I took longer on that previous point than I intended. My original thought was to discuss Tum'ah and Taharah, the central topic of the middle section of Sefer Vayikra, which we are reading in synagogue these few weeks. Tum'ah and Taharah is an extremely technically challenging topic. It is made doubly difficult because, as with quantum theory, it is a constructed system that, while reflecting a deeply true reality, does not correlate with human experience. The old translations refer to Tamey animals or clothes or people as "unclean," but there is nothing physically distinct about a person who is Tahor versus another who is Tamey. Perhaps the translators simply couldn't think of a better word. (Contemporary translators prefer to render Tamey as "impure" or "contaminated.") Perhaps they extrapolated from the instances of Tum'ah where a person's body is physically changed, either by bleeding or seminal emission or skin discoloration, and these changes somehow make the person "unclean." This characterization is limited because it cannot encompass all forms of Tum'ah. Certainly there is nothing "unclean" about a lion compared to a deer, yet the lion is "tamey hu lakhem" - off limits to you - while the deer is permitted to eat.
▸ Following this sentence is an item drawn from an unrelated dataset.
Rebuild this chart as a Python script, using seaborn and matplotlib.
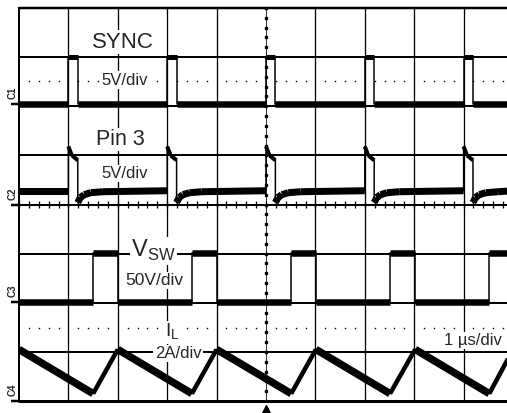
import numpy as np
import pandas as pd
import matplotlib
matplotlib.use("Agg")
import matplotlib.pyplot as plt
import seaborn as sns

# ---------------- data (time in µs, 1 µs/div) -------------
sync_t = [0.0, 1.0, 1.0, 1.19, 1.19, 3.0, 3.0, 3.19, 3.19, 5.0, 5.0, 5.19, 5.19,
          7.0, 7.0, 7.19, 7.19, 9.0, 9.0, 9.19, 9.19, 10.0]
sync_v = [0.0, 0.0, 4.8, 4.8, 0.0, 0.0, 4.8, 4.8, 0.0, 0.0, 4.8, 4.8, 0.0,
          0.0, 4.8, 4.8, 0.0, 0.0, 4.8, 4.8, 0.0, 0.0]

pin3_t = [0.0,
          1.0, 1.0, 1.07, 1.19, 1.19, 1.24, 1.32, 1.45, 1.7,
          3.0, 3.0, 3.07, 3.19, 3.19, 3.24, 3.32, 3.45, 3.7,
          5.0, 5.0, 5.07, 5.19, 5.19, 5.24, 5.32, 5.45, 5.7,
          7.0, 7.0, 7.07, 7.19, 7.19, 7.24, 7.32, 7.45, 7.7,
          9.0, 9.0, 9.07, 9.19, 9.19, 9.24, 9.32, 9.45, 9.7,
          10.0]
pin3_v = [1.4,
          1.4, 5.9, 5.0, 4.5, 0.2, 0.7, 1.0, 1.2, 1.3,
          1.4, 5.9, 5.0, 4.5, 0.2, 0.7, 1.0, 1.2, 1.3,
          1.4, 5.9, 5.0, 4.5, 0.2, 0.7, 1.0, 1.2, 1.3,
          1.4, 5.9, 5.0, 4.5, 0.2, 0.7, 1.0, 1.2, 1.3,
          1.4, 5.9, 5.0, 4.5, 0.2, 0.7, 1.0, 1.2, 1.3,
          1.4]

vsw_t = [0.0, 1.5, 1.5, 2.0, 2.0, 3.5, 3.5, 4.0, 4.0, 5.51, 5.51, 6.01, 6.01,
         7.51, 7.51, 8.02, 8.02, 9.52, 9.52, 10.0]
vsw_v = [0.0, 0.0, 50.0, 50.0, 0.0, 0.0, 50.0, 50.0, 0.0, 0.0, 50.0, 50.0, 0.0,
         0.0, 50.0, 50.0, 0.0, 0.0, 50.0, 50.0]

il_t = [0.0, 1.5, 2.0, 3.5, 4.0, 5.51, 6.01, 7.51, 8.02, 9.52, 10.0]
il_a = [2.1, 0.3, 2.1, 0.3, 2.1, 0.3, 2.1, 0.3, 2.1, 0.3, 2.1]

channel_names = ["C1", "C2", "C3", "C4"]
sync_label, pin3_label = "SYNC", "Pin 3"
vsw_label, il_label = r"V$_\mathregular{SW}$", r"I$_\mathregular{L}$"
scale_labels = ["5V/div", "5V/div", "50V/div", "2A/div"]
time_label = "1 µs/div"

# ---------------- scope settings (positions / scales) ----------------
offsets = [6.05, 4.0, 2.02, 0.0]        # ground level of each channel, in divisions
scales = [5.0, 5.0, 50.0, 2.0]          # units per division
# noise band widths (px): (low level / falling, high level / rising)
bands = [(6.5, 5.0), (7.0, 4.0), (6.5, 6.5), (7.5, 4.5)]

sns.set_theme(style="white")
plt.rcParams["font.family"] = ["Liberation Sans", "DejaVu Sans"]
plt.rcParams["mathtext.fontset"] = "custom"
plt.rcParams["mathtext.rm"] = "Liberation Sans"

W, H = 507, 413
fig = plt.figure(figsize=(W / 100, H / 100), dpi=100)
fig.patch.set_facecolor("white")
ax = fig.add_axes([19 / W, 12 / H, 494 / W, 393 / H])

PX = 72 / 100  # points per pixel

# graticule
for i in range(1, 10):
    if i == 5:
        continue
    ax.axvline(i, color="black", lw=1.3 * PX, zorder=1)
for j in range(1, 8):
    ax.axhline(j, color="black", lw=2.0 * PX, zorder=1)
ax.axhline(8, color="black", lw=2.5 * PX, zorder=1, clip_on=False)
ax.axhline(0, color="black", lw=3.0 * PX, zorder=1, clip_on=False)
ax.axvline(0, color="black", lw=2.0 * PX, zorder=1, clip_on=False)

# center vertical dotted line and center horizontal ticks
ticks = np.arange(0, 10.01, 0.2)
ax.axvline(5, color="black", lw=0.8 * PX, zorder=1)
ax.plot(np.full(41, 5.0), np.arange(0, 8.01, 0.2), ls="none", marker="s",
        ms=2.6 * PX, color="black", zorder=1)
ax.vlines(ticks, 4 - 0.08, 4 + 0.08, color="black", lw=1.3 * PX, zorder=1)

# dotted reference rows
dots_x = np.array([i + f for i in range(10) for f in (0.2, 0.4, 0.6, 0.8)])
for yy in (6.52, 1.49):
    ax.plot(dots_x, np.full(len(dots_x), yy), ls="none", marker="s",
            ms=1.4 * PX, color="black", mew=0, zorder=1)

# traces
traces = [(sync_t, sync_v), (pin3_t, pin3_v), (vsw_t, vsw_v), (il_t, il_a)]
for k, (t, v) in enumerate(traces):
    y = offsets[k] + np.asarray(v) / scales[k]
    df = pd.DataFrame({"t": t, "y": y})
    sns.lineplot(data=df, x="t", y="y", ax=ax, estimator=None, sort=False,
                 color="black", lw=1.5 * PX, zorder=3, legend=False)
    half = offsets[k] + 0.5 * (max(v) / scales[k])
    for i in range(len(t) - 1):
        if t[i + 1] > t[i]:
            if k == 3:
                w = bands[k][0] if y[i + 1] < y[i] else bands[k][1]
            else:
                w = bands[k][1] if min(y[i], y[i + 1]) > half else bands[k][0]
            ax.plot([t[i], t[i + 1]], [y[i], y[i + 1]], color="black",
                    lw=w * PX, solid_capstyle="butt", zorder=3)
ax.set_xlim(0, 10)
ax.set_ylim(0, 8)
ax.set_axis_off()

# labels
box = dict(facecolor="white", edgecolor="none", pad=1.0)
ax.text(2.095, 7.19, sync_label, fontsize=16, ha="center", va="baseline", bbox=box, zorder=5)
ax.text(2.135, 6.44, scale_labels[0], fontsize=12, ha="center", va="baseline", bbox=box, zorder=5)
ax.text(2.045, 5.21, pin3_label, fontsize=15.5, ha="center", va="baseline", bbox=box, zorder=5)
ax.text(2.135, 4.54, scale_labels[1], fontsize=12, ha="center", va="baseline", bbox=box, zorder=5)
ax.text(2.72, 2.93, vsw_label, fontsize=17, ha="center", va="baseline", bbox=box, zorder=5)
ax.text(2.74, 2.36, scale_labels[2], fontsize=12.5, ha="center", va="baseline", bbox=box, zorder=5)
ax.text(3.11, 1.30, il_label, fontsize=14, ha="center", va="baseline", bbox=box, zorder=5)
ax.text(3.22, 0.876, scale_labels[3], fontsize=12, ha="center", va="baseline", bbox=box, zorder=5)
ax.text(9.18, 1.14, time_label, fontsize=12, ha="center", va="baseline", bbox=box, zorder=5)

# channel ground markers
for k, name in enumerate(channel_names):
    g = offsets[k]
    ax.plot([-0.17, 0.0], [g, g], color="black", lw=2.5 * PX, clip_on=False,
            solid_capstyle="butt", zorder=4)
    ax.text(-0.12, g + 0.22, name, fontsize=7, fontweight="bold", rotation=90,
            ha="center", va="center", clip_on=False, zorder=4)

# trigger marker
ax.plot([5.0], [-0.16], marker="^", ms=5.5, color="black", clip_on=False, zorder=4)

fig.savefig("out.png", dpi=100, facecolor="white")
The unavoidable conclusion, as I hinted already, is that Tum'ah and Taharah is a constructed system. Something is Tamey because God said it is. There certainly is a rational logic behind God's decision to define certain animals, people, clothes and vessels as Tamey, but regardless of the reasons, the fact remains true that Tum'ah or Taharah is an intrinsic property of any item that exists on earth. The philosophy is complicated by the details of Avot HaTum'ah, Rishon, Sheni, and so forth.

So what is the normal status of all items? Is everything in a default state of Tum'ah or Taharah? Does it matter? I read in Lawrence Dresner's book on superconductivity, when I worked in the summer of 2002 finding scholarly publications for an expert on superconducting magnets, that Heike Kammerlingh-Onnes discovered in 1911 a state at which a metal wire conducts current with essentially zero resistance when subjected to extremely low temperatures in liquid helium. He named this the "superconductive state," and the name stuck. Dresner wryly observed that the nonsuperconductive state is simply referred to as the normal state because it was the first to be discovered. I think he was trying to assert that there's nothing special about a copper wire at 5 K temperature, or (as was discovered much later) a composite doped ceramic metal alloy at 100 K. Either a material superconducts under given conditions, or it does not. Neither state can be considered "normal" objectively. We may agree only that the nonsuperconductive state is known to humans in the ambient conditions of our daily experience, but superconductivity remains relegated to the obscure domains of particle accelerators, Maglev trains, and the massive ITER fusion reactor under construction in France.

By comparison, I can suggest that Taharah is the default state of anything that has not yet encountered something Tamey, and that is not intrinsically Tamey. Yet, in human experience, Tum'ah is a dominant theme. The assumption that everyone is Tamey Meit (impure by contact with a dead human corpse) is not questioned by the halakhic authorities who disagree as to whether Jewish people may ascend to what is now the Muslim section of the Temple Mount in Jerusalem. For healthy adult men and women, Tum'ah from seminal emission or menstruation, respectively, is commonplace, though not a daily occurrence. Rabbi Aharon Lichtenstein said in a gathering of students at Yeshivat Har Etzion in 2002-03, and has written somewhere, that Tum'ah is generally limited to the human sphere of influence: the untamed natural world is not, as a whole, Mekabeil Tum'ah. (Most animals are Tamey in the sense that you may not eat them, but a fallen tree branch is not Mekabeil Tum'ah as a Kli because it has not been fashioned into a designed tool for human implementation.) In light of these observations, I may conclude that, in practice, we humans live in an existence where Tum'ah surrounds us and emanates from our physical being.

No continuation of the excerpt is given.